What is
pottery?
Pottery
includes anything made from baked clay and may be made from a number of
different materials. Earthenwares and stonewares can be covered in many
different glazes.
- An earthenware body may e red-brown, buff, white or grey
- The tin glaze chips easily.
- Stoneware can be thinly potted.
- Stoneware is fired at higher temperature and does not need a glaze to make it watertight.
- The fired body can be dark grey, red, white or sand-coloured.
What is
porcelain?
Porcelain
is hard, translucent white ceramic made from china clay and china stone. It
makes a clear, ringing sound when struck.
- The most common distinction between pottery and porcelain is that pottery is not translucent and porcelain is. As a simple rule this has some truth, but some porcelains have little translucency.
- Porcelain is divided into hard-paste and soft-paste. The best way to tell them apart is to study damaged examples.
- Hard paste is fired at a higher temperature than soft-paste. it is cold to the touch and any chip is flint or glass-like. It has a hard , glittery glaze fused to the paste and can become translucent during the second firing. The high kaolin content makes it more refined.

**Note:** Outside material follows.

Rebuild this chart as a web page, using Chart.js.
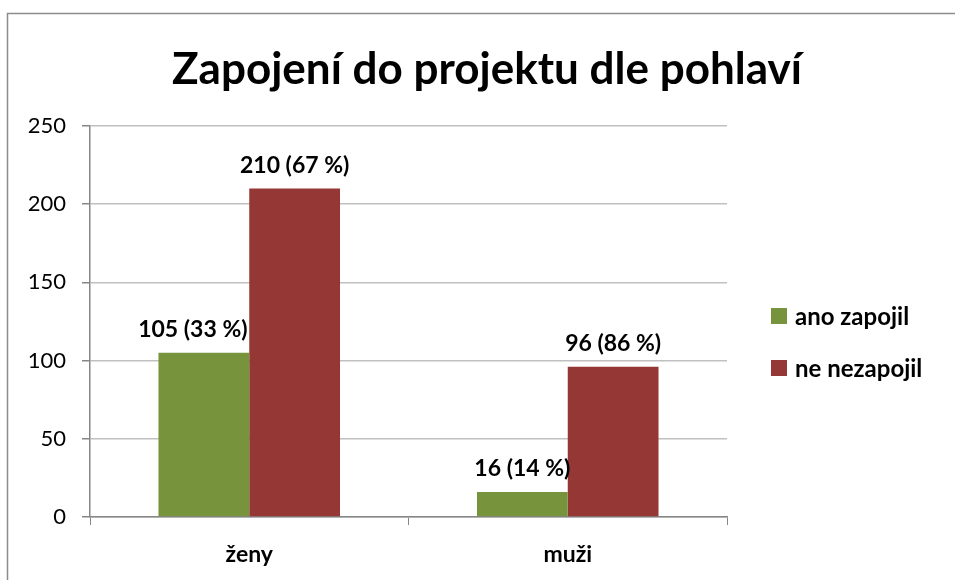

- A file will cut easily into soft-paste. It has a warmer feeling to the touch and any chips are granular. It is less stable in the kiln: figures were especially difficult to fire (English soft-paste figures do not compare with those of German factories). The glaze was soft as it tended not to fuse into the body as much as hard-paste glaze and was susceptible to pooling and crazing. Early soft-paste is prone to discoloration.
- Bone china is a porcelain recipe consisting of petunse, kaolin and dried bone, supposedly invented by Englishman Josiah Spode II c. 1794 (after experiments at the Bow factory). From c. 1820, it became a mainstay of the British porcelain industry.